4. Just do it: Achieving big goals require a relentless commitment to the plan. It is old fashion hard work (done smartly). Put the work in and if your plan was well crafted, it will pay off. While you do it, ensure you are observing what works and what doesn’t, wherever possible measure your activities so that you can continuously do more of what yields the best results. For example, if a specific meet-up in your area has allowed you to connect with 5 relevant people in the new industry and sending your CV directly to roles is not yielding any positive responses, focus your time on building that network instead.

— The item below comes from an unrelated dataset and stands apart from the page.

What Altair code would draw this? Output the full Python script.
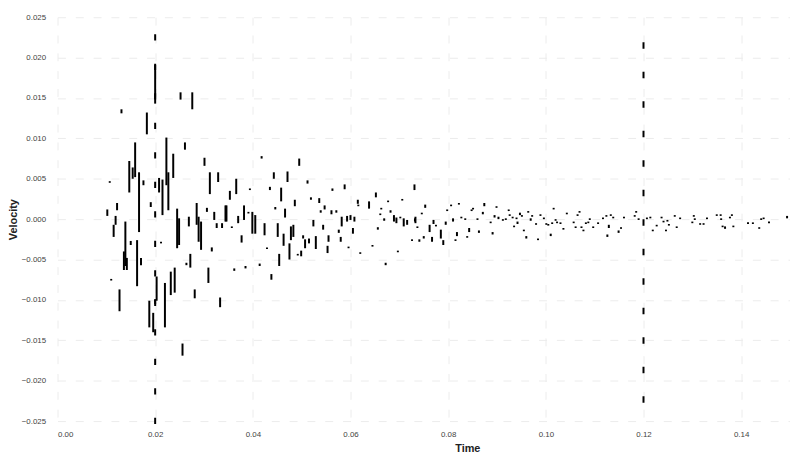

5. Don’t quit when it gets hard: Things are bound to get difficult. If they don’t, then I’d argue you were not making a leap in the first place. So go into it aware of the fact that some days will be very hard, and you will feel like giving up. Maybe your friends and family will encourage you to give up as they will only see this journey from the sidelines. But quitting halfway is not going to make you any more fulfilled. After all, you have outgrown your starting point, so going back will never feel good in the long-term. That doesn’t mean you need to keep doing things that are not working. Remember, get smart. Critically analyse what you are doing, and iterate on your plan. There is nothing wrong with taking the wrong turn, realising you did, and course correcting.
6. Surround yourself with people that believe in you: The final point in my list is to find the circle of people that believe in you. They will keep you motivated, they will praise you, they will support you, they will offer to help when you need help.
I hope you’ve found these tips useful. I’d love to hear what big change journey you are looking to embark on in your life.